:: INFORMATION SUPPLIED
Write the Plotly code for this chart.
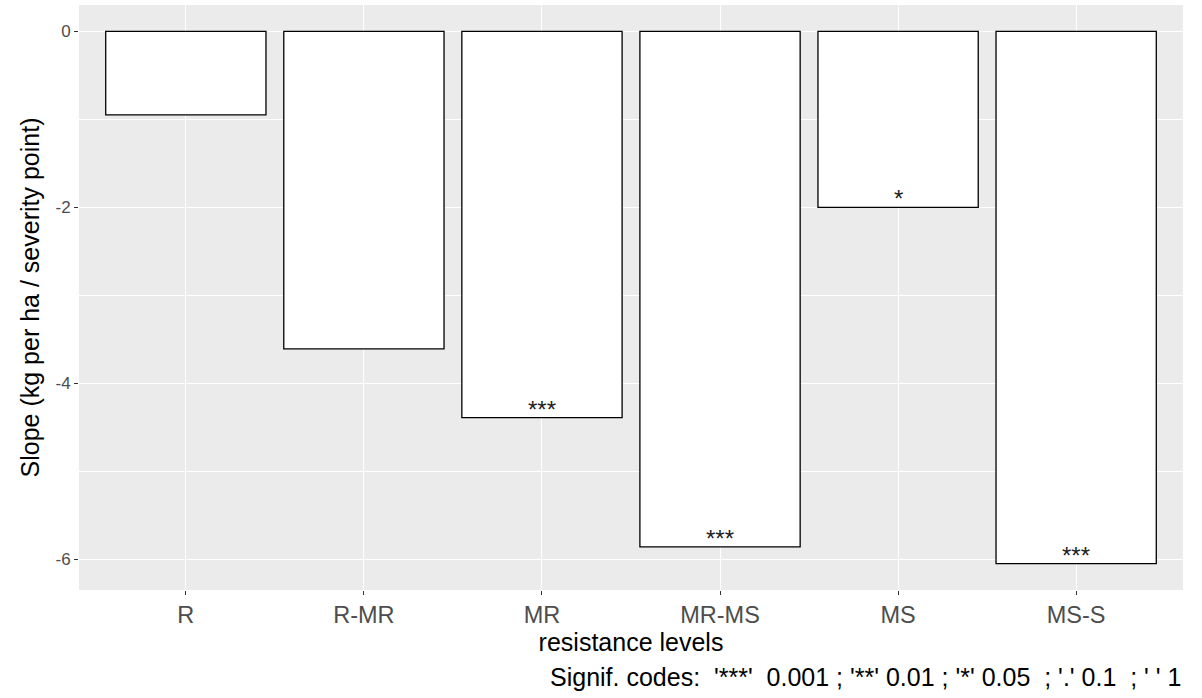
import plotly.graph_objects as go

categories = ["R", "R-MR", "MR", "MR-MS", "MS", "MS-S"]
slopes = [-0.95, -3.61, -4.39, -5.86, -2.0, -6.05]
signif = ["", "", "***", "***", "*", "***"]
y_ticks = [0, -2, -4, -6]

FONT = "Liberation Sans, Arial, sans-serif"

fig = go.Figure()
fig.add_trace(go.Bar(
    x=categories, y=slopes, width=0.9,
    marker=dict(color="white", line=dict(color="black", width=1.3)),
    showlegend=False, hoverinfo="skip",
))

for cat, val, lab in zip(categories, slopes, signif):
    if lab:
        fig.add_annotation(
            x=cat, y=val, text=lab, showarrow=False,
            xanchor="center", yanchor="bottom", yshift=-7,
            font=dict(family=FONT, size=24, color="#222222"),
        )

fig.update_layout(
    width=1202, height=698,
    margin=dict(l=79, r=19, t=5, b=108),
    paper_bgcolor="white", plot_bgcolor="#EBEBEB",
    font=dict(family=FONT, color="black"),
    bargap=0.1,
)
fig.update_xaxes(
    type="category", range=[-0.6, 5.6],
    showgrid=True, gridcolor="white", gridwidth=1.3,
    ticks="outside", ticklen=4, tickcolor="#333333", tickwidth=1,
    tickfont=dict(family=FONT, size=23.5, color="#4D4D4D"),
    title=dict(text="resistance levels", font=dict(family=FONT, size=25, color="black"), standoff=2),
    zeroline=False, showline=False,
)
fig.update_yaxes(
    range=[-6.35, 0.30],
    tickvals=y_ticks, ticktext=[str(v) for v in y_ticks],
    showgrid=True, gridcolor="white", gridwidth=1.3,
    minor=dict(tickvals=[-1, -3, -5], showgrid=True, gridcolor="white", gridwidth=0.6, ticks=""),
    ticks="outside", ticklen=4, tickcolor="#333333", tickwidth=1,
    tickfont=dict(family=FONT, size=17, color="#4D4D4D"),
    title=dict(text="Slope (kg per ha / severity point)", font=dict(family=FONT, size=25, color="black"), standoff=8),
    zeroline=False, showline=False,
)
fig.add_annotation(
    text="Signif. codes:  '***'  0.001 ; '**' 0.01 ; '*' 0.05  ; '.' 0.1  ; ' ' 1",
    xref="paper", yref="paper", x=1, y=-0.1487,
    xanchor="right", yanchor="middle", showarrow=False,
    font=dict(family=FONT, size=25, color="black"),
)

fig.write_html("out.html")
::::
* SET PROBLEM
All the lines above are to be reproduced exactly, except the pictures.

* WRITTEN RESPONSE
Write the Plotly code for this chart.
import plotly.graph_objects as go

categories = ["R", "R-MR", "MR", "MR-MS", "MS", "MS-S"]
slopes = [-0.95, -3.61, -4.39, -5.86, -2.0, -6.05]
signif = ["", "", "***", "***", "*", "***"]
y_ticks = [0, -2, -4, -6]

FONT = "Liberation Sans, Arial, sans-serif"

fig = go.Figure()
fig.add_trace(go.Bar(
    x=categories, y=slopes, width=0.9,
    marker=dict(color="white", line=dict(color="black", width=1.3)),
    showlegend=False, hoverinfo="skip",
))

for cat, val, lab in zip(categories, slopes, signif):
    if lab:
        fig.add_annotation(
            x=cat, y=val, text=lab, showarrow=False,
            xanchor="center", yanchor="bottom", yshift=-7,
            font=dict(family=FONT, size=24, color="#222222"),
        )

fig.update_layout(
    width=1202, height=698,
    margin=dict(l=79, r=19, t=5, b=108),
    paper_bgcolor="white", plot_bgcolor="#EBEBEB",
    font=dict(family=FONT, color="black"),
    bargap=0.1,
)
fig.update_xaxes(
    type="category", range=[-0.6, 5.6],
    showgrid=True, gridcolor="white", gridwidth=1.3,
    ticks="outside", ticklen=4, tickcolor="#333333", tickwidth=1,
    tickfont=dict(family=FONT, size=23.5, color="#4D4D4D"),
    title=dict(text="resistance levels", font=dict(family=FONT, size=25, color="black"), standoff=2),
    zeroline=False, showline=False,
)
fig.update_yaxes(
    range=[-6.35, 0.30],
    tickvals=y_ticks, ticktext=[str(v) for v in y_ticks],
    showgrid=True, gridcolor="white", gridwidth=1.3,
    minor=dict(tickvals=[-1, -3, -5], showgrid=True, gridcolor="white", gridwidth=0.6, ticks=""),
    ticks="outside", ticklen=4, tickcolor="#333333", tickwidth=1,
    tickfont=dict(family=FONT, size=17, color="#4D4D4D"),
    title=dict(text="Slope (kg per ha / severity point)", font=dict(family=FONT, size=25, color="black"), standoff=8),
    zeroline=False, showline=False,
)
fig.add_annotation(
    text="Signif. codes:  '***'  0.001 ; '**' 0.01 ; '*' 0.05  ; '.' 0.1  ; ' ' 1",
    xref="paper", yref="paper", x=1, y=-0.1487,
    xanchor="right", yanchor="middle", showarrow=False,
    font=dict(family=FONT, size=25, color="black"),
)

fig.write_html("out.html")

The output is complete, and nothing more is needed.